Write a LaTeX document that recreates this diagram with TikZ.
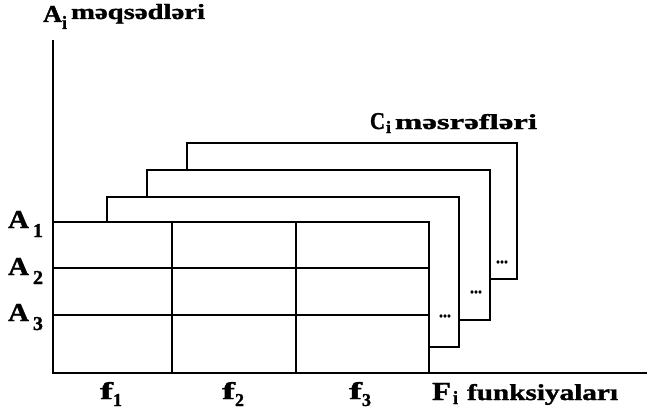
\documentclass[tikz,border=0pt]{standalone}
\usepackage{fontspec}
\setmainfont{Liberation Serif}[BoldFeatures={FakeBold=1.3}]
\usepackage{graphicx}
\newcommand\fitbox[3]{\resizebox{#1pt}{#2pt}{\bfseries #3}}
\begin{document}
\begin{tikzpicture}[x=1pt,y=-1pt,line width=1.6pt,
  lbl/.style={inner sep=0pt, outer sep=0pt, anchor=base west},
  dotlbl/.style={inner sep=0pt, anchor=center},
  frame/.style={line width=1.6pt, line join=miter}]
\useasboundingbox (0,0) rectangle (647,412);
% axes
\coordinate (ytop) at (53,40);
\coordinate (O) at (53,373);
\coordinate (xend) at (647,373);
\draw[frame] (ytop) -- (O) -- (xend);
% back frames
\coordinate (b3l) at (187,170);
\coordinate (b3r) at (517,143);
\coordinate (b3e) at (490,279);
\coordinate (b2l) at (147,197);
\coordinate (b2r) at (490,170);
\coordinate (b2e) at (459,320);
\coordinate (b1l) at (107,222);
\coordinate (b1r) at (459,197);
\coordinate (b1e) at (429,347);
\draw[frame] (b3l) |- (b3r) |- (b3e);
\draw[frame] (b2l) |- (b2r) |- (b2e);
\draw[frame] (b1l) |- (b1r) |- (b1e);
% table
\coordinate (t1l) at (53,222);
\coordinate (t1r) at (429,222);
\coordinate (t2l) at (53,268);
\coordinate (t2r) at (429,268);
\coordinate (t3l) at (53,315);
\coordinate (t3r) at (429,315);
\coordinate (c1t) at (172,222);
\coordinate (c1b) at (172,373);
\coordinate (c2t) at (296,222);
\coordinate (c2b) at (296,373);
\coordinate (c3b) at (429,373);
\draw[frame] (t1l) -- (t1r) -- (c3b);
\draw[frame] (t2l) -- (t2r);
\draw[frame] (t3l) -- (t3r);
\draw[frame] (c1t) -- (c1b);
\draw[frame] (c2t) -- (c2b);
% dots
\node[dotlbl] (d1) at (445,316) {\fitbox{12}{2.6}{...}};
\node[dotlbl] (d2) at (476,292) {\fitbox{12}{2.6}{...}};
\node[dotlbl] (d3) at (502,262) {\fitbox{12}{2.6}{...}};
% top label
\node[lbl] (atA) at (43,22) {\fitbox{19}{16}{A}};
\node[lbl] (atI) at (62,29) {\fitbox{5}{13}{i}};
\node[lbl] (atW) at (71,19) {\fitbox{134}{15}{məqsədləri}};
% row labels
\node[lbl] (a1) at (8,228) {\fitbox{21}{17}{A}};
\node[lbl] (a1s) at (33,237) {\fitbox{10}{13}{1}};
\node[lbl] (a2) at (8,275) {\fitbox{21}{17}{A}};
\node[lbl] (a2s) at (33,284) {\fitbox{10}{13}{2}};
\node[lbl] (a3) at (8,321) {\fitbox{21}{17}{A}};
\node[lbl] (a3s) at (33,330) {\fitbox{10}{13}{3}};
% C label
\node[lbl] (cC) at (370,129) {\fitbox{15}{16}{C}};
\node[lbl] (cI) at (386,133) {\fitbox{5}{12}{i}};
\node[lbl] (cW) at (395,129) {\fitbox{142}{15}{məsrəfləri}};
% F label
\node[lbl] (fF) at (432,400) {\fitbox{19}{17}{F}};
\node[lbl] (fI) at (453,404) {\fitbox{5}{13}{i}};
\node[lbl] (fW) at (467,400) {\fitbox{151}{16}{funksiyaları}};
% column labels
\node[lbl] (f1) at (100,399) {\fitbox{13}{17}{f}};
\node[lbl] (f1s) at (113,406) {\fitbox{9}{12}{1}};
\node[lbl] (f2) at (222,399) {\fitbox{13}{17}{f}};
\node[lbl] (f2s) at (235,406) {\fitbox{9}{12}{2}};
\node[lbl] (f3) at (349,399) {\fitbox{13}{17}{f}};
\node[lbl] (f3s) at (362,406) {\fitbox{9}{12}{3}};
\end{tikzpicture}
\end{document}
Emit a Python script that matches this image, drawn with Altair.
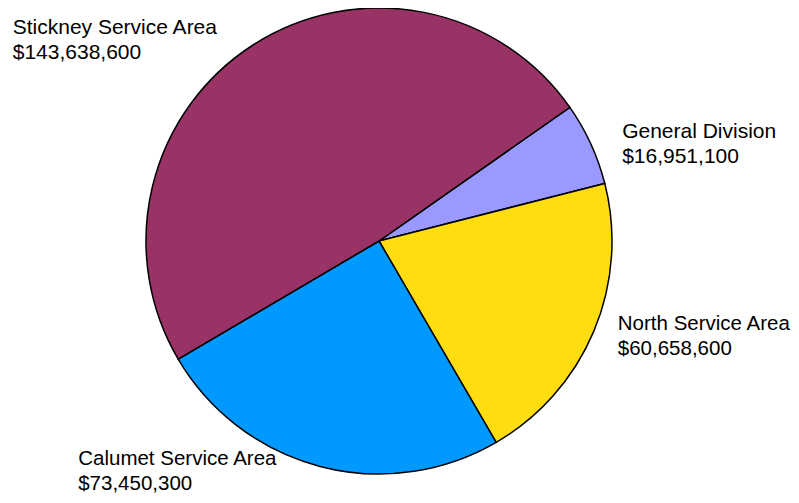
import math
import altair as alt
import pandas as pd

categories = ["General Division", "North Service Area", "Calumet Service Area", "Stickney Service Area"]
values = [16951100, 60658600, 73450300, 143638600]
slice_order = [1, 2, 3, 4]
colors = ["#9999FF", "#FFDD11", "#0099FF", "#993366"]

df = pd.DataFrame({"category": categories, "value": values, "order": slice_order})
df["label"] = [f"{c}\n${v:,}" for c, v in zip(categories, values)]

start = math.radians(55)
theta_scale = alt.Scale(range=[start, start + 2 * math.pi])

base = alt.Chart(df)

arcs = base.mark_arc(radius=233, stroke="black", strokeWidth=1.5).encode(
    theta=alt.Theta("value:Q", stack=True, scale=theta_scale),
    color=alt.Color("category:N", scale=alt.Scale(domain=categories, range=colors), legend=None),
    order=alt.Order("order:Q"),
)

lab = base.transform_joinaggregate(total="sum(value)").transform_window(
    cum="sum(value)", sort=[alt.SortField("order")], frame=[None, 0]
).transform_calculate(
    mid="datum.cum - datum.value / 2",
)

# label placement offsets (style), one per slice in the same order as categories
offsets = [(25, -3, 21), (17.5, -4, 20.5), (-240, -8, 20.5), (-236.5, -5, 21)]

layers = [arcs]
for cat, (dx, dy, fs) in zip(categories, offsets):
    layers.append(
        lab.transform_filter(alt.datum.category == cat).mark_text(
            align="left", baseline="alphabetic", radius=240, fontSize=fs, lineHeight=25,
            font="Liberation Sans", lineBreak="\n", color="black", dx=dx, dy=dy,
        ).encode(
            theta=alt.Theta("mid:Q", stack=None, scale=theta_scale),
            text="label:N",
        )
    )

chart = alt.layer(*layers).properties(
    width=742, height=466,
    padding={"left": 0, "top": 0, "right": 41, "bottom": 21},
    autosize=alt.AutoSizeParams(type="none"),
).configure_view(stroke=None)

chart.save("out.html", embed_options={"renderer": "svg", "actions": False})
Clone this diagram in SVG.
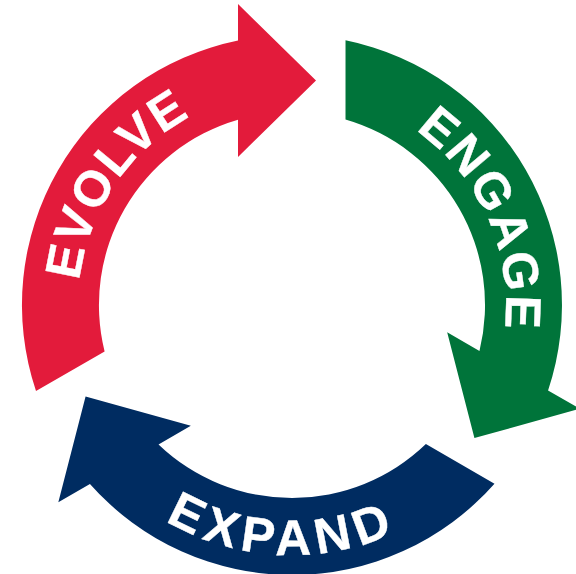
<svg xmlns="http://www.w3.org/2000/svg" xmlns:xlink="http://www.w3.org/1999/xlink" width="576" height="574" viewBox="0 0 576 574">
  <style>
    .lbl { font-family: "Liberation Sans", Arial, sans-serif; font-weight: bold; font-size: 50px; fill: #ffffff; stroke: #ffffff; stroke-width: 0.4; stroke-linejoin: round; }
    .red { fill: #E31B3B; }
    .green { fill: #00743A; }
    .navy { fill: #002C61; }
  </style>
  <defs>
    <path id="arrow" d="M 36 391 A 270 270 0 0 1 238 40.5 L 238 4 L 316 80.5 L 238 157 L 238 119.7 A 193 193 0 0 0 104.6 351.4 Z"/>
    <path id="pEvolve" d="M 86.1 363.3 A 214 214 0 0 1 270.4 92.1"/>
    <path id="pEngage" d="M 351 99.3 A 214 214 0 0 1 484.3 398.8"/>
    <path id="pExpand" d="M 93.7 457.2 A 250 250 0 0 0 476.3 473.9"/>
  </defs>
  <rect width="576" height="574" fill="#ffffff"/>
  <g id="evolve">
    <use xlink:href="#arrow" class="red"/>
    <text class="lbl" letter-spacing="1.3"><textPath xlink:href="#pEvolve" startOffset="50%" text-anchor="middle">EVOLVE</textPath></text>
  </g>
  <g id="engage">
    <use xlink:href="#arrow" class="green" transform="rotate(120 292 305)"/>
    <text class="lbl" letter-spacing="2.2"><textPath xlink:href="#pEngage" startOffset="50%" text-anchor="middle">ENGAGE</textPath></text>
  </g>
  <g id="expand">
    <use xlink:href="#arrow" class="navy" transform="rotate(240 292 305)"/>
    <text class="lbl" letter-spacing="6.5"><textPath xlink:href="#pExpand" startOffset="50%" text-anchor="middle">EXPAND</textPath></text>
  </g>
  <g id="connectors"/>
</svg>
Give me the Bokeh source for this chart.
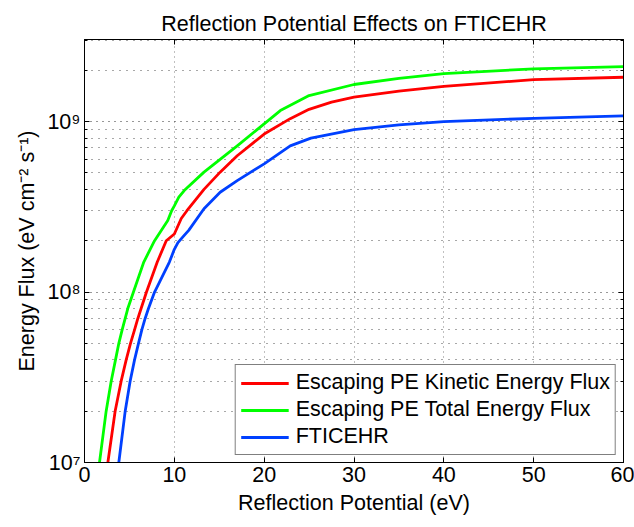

● ● ●

> **Aim**
Using the data above, which lines fall from the one with "Emit a Python" through the one with "import pandas as pd"? Repeat them exactly, ends included, minus any pictures.

> **Complete response**
Emit a Python script that matches this image, drawn with Altair.
import math
import altair as alt
import pandas as pd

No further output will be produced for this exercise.